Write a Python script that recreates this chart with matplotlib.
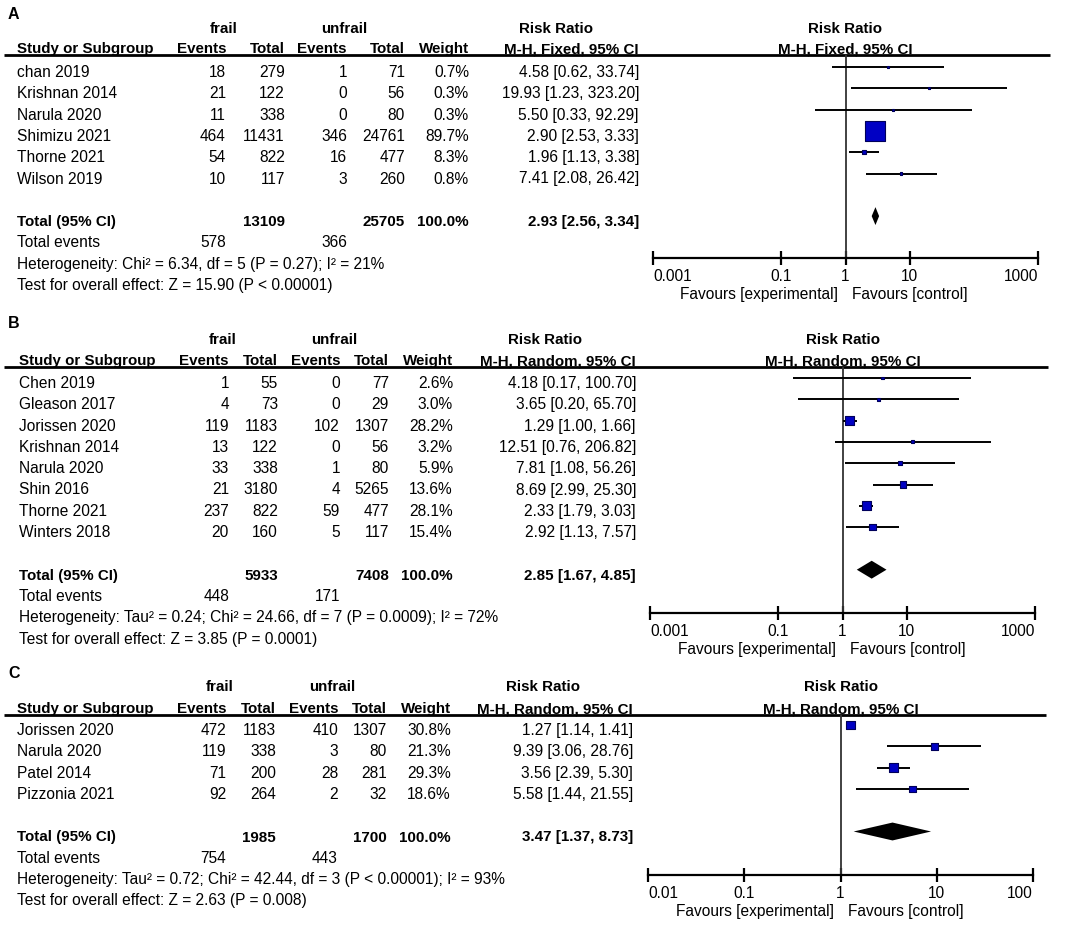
import matplotlib
matplotlib.use("Agg")
import matplotlib.pyplot as plt
import numpy as np

W, H = 1084, 926
plt.rcParams['font.family'] = ['Liberation Sans', 'DejaVu Sans']
plt.rcParams['font.size'] = 11.2
BOLD_SIZE = 10.9

# ---- panel A data ----
A_STUDY = ["chan 2019", "Krishnan 2014", "Narula 2020", "Shimizu 2021", "Thorne 2021", "Wilson 2019"]
A_FRAIL_EV = [18, 21, 11, 464, 54, 10]
A_FRAIL_N = [279, 122, 338, 11431, 822, 117]
A_UNFRAIL_EV = [1, 0, 0, 346, 16, 3]
A_UNFRAIL_N = [71, 56, 80, 24761, 477, 260]
A_WEIGHT = [0.7, 0.3, 0.3, 89.7, 8.3, 0.8]
A_RR = [4.58, 19.93, 5.50, 2.90, 1.96, 7.41]
A_LO = [0.62, 1.23, 0.33, 2.53, 1.13, 2.08]
A_HI = [33.74, 323.20, 92.29, 3.33, 3.38, 26.42]
A_TOTAL_N = [13109, 25705]
A_TOTAL_EV = [578, 366]
A_POOLED = [2.93, 2.56, 3.34]
A_HET = "Heterogeneity: Chi² = 6.34, df = 5 (P = 0.27); I² = 21%"
A_TEST = "Test for overall effect: Z = 15.90 (P < 0.00001)"
A_METHOD = "M-H, Fixed, 95% CI"
A_TICKS = [0.001, 0.1, 1, 10, 1000]
A_TICKLABELS = ["0.001", "0.1", "1", "10", "1000"]

# ---- panel B data ----
B_STUDY = ["Chen 2019", "Gleason 2017", "Jorissen 2020", "Krishnan 2014", "Narula 2020",
           "Shin 2016", "Thorne 2021", "Winters 2018"]
B_FRAIL_EV = [1, 4, 119, 13, 33, 21, 237, 20]
B_FRAIL_N = [55, 73, 1183, 122, 338, 3180, 822, 160]
B_UNFRAIL_EV = [0, 0, 102, 0, 1, 4, 59, 5]
B_UNFRAIL_N = [77, 29, 1307, 56, 80, 5265, 477, 117]
B_WEIGHT = [2.6, 3.0, 28.2, 3.2, 5.9, 13.6, 28.1, 15.4]
B_RR = [4.18, 3.65, 1.29, 12.51, 7.81, 8.69, 2.33, 2.92]
B_LO = [0.17, 0.20, 1.00, 0.76, 1.08, 2.99, 1.79, 1.13]
B_HI = [100.70, 65.70, 1.66, 206.82, 56.26, 25.30, 3.03, 7.57]
B_TOTAL_N = [5933, 7408]
B_TOTAL_EV = [448, 171]
B_POOLED = [2.85, 1.67, 4.85]
B_HET = "Heterogeneity: Tau² = 0.24; Chi² = 24.66, df = 7 (P = 0.0009); I² = 72%"
B_TEST = "Test for overall effect: Z = 3.85 (P = 0.0001)"
B_METHOD = "M-H, Random, 95% CI"
B_TICKS = [0.001, 0.1, 1, 10, 1000]
B_TICKLABELS = ["0.001", "0.1", "1", "10", "1000"]

# ---- panel C data ----
C_STUDY = ["Jorissen 2020", "Narula 2020", "Patel 2014", "Pizzonia 2021"]
C_FRAIL_EV = [472, 119, 71, 92]
C_FRAIL_N = [1183, 338, 200, 264]
C_UNFRAIL_EV = [410, 3, 28, 2]
C_UNFRAIL_N = [1307, 80, 281, 32]
C_WEIGHT = [30.8, 21.3, 29.3, 18.6]
C_RR = [1.27, 9.39, 3.56, 5.58]
C_LO = [1.14, 3.06, 2.39, 1.44]
C_HI = [1.41, 28.76, 5.30, 21.55]
C_TOTAL_N = [1985, 1700]
C_TOTAL_EV = [754, 443]
C_POOLED = [3.47, 1.37, 8.73]
C_HET = "Heterogeneity: Tau² = 0.72; Chi² = 42.44, df = 3 (P < 0.00001); I² = 93%"
C_TEST = "Test for overall effect: Z = 2.63 (P = 0.008)"
C_METHOD = "M-H, Random, 95% CI"
C_TICKS = [0.01, 0.1, 1, 10, 100]
C_TICKLABELS = ["0.01", "0.1", "1", "10", "100"]

# pixel layout of each panel
LAYOUT = {
    "A": dict(label_y=19, y0=67, line_y=55, axis_y=258, line_x1=1050,
              cols=[17, 226, 285, 347, 405, 469, 639], frail_cx=224, unfrail_cx=344, rr_cx=556,
              fx=(653, 1038), box_max=20, box_pow=0.68),
    "B": dict(label_y=328, y0=378, line_y=367, axis_y=613, line_x1=1048,
              cols=[19, 229, 278, 340, 389, 453, 636], frail_cx=223, unfrail_cx=334, rr_cx=545,
              fx=(650, 1035), box_max=9, box_pow=0.5),
    "C": dict(label_y=678, y0=725, line_y=715, axis_y=875, line_x1=1046,
              cols=[17, 226, 276, 338, 387, 451, 633], frail_cx=220, unfrail_cx=332, rr_cx=543,
              fx=(648, 1033), box_max=8.7, box_pow=0.6),
}
ROW = 21.3
BOX_FACE = "#0000c4"
BOX_EDGE = "#00005a"

fig = plt.figure(figsize=(W / 100, H / 100), dpi=100)
bg = fig.add_axes([0, 0, 1, 1])
bg.set_xlim(0, W)
bg.set_ylim(H, 0)
bg.axis("off")


def btext(x, y, s, **kw):
    bg.text(x, y, s, fontweight="bold", fontsize=BOLD_SIZE, va="baseline", **kw)


def draw_panel(name, study, ev1, n1, ev2, n2, weight, rr, lo, hi,
               total_n, total_ev, pooled, het, test, method, ticks, ticklabels):
    p = LAYOUT[name]
    c = p["cols"]
    y0 = p["y0"]
    n = len(study)
    base = lambda i: y0 + ROW * i + 10

    # headers
    bg.text(8, p["label_y"], name, fontweight="bold", fontsize=11.5, va="baseline")
    hy = y0 - 34
    btext(p["frail_cx"], hy, "frail", ha="center")
    btext(p["unfrail_cx"], hy, "unfrail", ha="center")
    btext(p["rr_cx"], hy, "Risk Ratio", ha="center")
    hy2 = p["line_y"] - 2
    btext(c[0], hy2, "Study or Subgroup")
    for x, s in zip(c[1:], ["Events", "Total", "Events", "Total", "Weight", method]):
        btext(x, hy2, s, ha="right")
    bg.plot([4, p["line_x1"]], [p["line_y"]] * 2, color="black", lw=2, solid_capstyle="butt")

    # study rows
    for i in range(n):
        y = base(i)
        bg.text(c[0], y, study[i], va="baseline")
        vals = [ev1[i], n1[i], ev2[i], n2[i], f"{weight[i]:.1f}%",
                f"{rr[i]:.2f} [{lo[i]:.2f}, {hi[i]:.2f}]"]
        for x, v in zip(c[1:], vals):
            bg.text(x, y, str(v), ha="right", va="baseline")

    # totals
    y = base(n + 1)
    btext(c[0], y, "Total (95% CI)")
    btext(c[2], y, str(total_n[0]), ha="right")
    btext(c[4], y, str(total_n[1]), ha="right")
    btext(c[5], y, "100.0%", ha="right")
    btext(c[6], y, f"{pooled[0]:.2f} [{pooled[1]:.2f}, {pooled[2]:.2f}]", ha="right")
    y = base(n + 2)
    bg.text(c[0], y, "Total events", va="baseline")
    bg.text(c[1], y, str(total_ev[0]), ha="right", va="baseline")
    bg.text(c[3], y, str(total_ev[1]), ha="right", va="baseline")
    bg.text(c[0], base(n + 3), het, va="baseline")
    bg.text(c[0], base(n + 4), test, va="baseline")

    # forest plot axes
    fx0, fx1 = p["fx"]
    ax = fig.add_axes([fx0 / W, 1 - p["axis_y"] / H, (fx1 - fx0) / W,
                       (p["axis_y"] - p["line_y"]) / H])
    ax.set_xscale("log")
    ax.set_xlim(ticks[0], ticks[-1])
    ax.set_ylim((p["axis_y"] - y0) / ROW, (p["line_y"] - y0) / ROW)
    ax.patch.set_alpha(0)
    for s in ["left", "right", "top"]:
        ax.spines[s].set_visible(False)
    ax.spines["bottom"].set_linewidth(1.6)
    ax.set_yticks([])
    ax.set_xticks(ticks)
    ax.set_xticklabels(ticklabels)
    ax.minorticks_off()
    ax.tick_params(axis="x", direction="inout", length=10, width=1.6, pad=3, labelsize=11.2)
    labs = ax.get_xticklabels()
    labs[0].set_ha("left")
    labs[-1].set_ha("right")
    ax.axvline(1, color="#333333", lw=1.3)

    rows = np.arange(n)
    ax.hlines(rows, lo, hi, color="black", lw=1.4)
    w = np.asarray(weight)
    side = np.maximum(2.2, p["box_max"] * (w / w.max()) ** p["box_pow"])
    ax.scatter(rr, rows, marker="s", s=(side * 0.72) ** 2, facecolor=BOX_FACE,
               edgecolor=BOX_EDGE, linewidths=0.8, zorder=3)
    dy = 0.42
    ax.fill([pooled[1], pooled[0], pooled[2], pooled[0]],
            [n + 1, n + 1 - dy, n + 1, n + 1 + dy], color="black", lw=0)

    # header + favours labels tied to x = 1
    up = p["line_y"] - hy
    ax.annotate("Risk Ratio", xy=(1, 1), xycoords=("data", "axes fraction"),
                xytext=(0, up), textcoords="offset pixels", ha="center",
                va="baseline", fontweight="bold", fontsize=BOLD_SIZE, annotation_clip=False)
    ax.annotate(method, xy=(1, 1), xycoords=("data", "axes fraction"),
                xytext=(0, 2), textcoords="offset pixels", ha="center",
                va="baseline", fontweight="bold", fontsize=BOLD_SIZE, annotation_clip=False)
    ax.annotate("Favours [experimental]", xy=(1, 0), xycoords=("data", "axes fraction"),
                xytext=(-7, -41), textcoords="offset pixels", ha="right", va="baseline",
                annotation_clip=False)
    ax.annotate("Favours [control]", xy=(1, 0), xycoords=("data", "axes fraction"),
                xytext=(7, -41), textcoords="offset pixels", ha="left", va="baseline",
                annotation_clip=False)


draw_panel("A", A_STUDY, A_FRAIL_EV, A_FRAIL_N, A_UNFRAIL_EV, A_UNFRAIL_N, A_WEIGHT,
           A_RR, A_LO, A_HI, A_TOTAL_N, A_TOTAL_EV, A_POOLED, A_HET, A_TEST, A_METHOD,
           A_TICKS, A_TICKLABELS)
draw_panel("B", B_STUDY, B_FRAIL_EV, B_FRAIL_N, B_UNFRAIL_EV, B_UNFRAIL_N, B_WEIGHT,
           B_RR, B_LO, B_HI, B_TOTAL_N, B_TOTAL_EV, B_POOLED, B_HET, B_TEST, B_METHOD,
           B_TICKS, B_TICKLABELS)
draw_panel("C", C_STUDY, C_FRAIL_EV, C_FRAIL_N, C_UNFRAIL_EV, C_UNFRAIL_N, C_WEIGHT,
           C_RR, C_LO, C_HI, C_TOTAL_N, C_TOTAL_EV, C_POOLED, C_HET, C_TEST, C_METHOD,
           C_TICKS, C_TICKLABELS)

fig.savefig("out.png", dpi=100)
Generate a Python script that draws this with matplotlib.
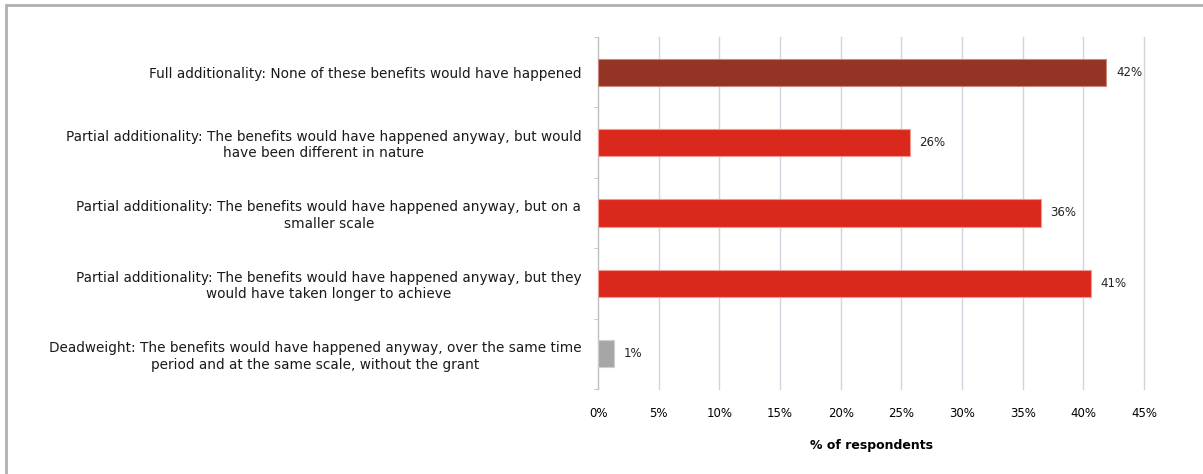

☆ ☆ ☆ ☆ ☆

Repeat only the lines between the top of the entries above and the line containing "BOLD_SIZE = 10.9", both ends included, without the pictures.

Write a Python script that recreates this chart with matplotlib.
import matplotlib
matplotlib.use("Agg")
import matplotlib.pyplot as plt
import numpy as np

W, H = 1084, 926
plt.rcParams['font.family'] = ['Liberation Sans', 'DejaVu Sans']
plt.rcParams['font.size'] = 11.2
BOLD_SIZE = 10.9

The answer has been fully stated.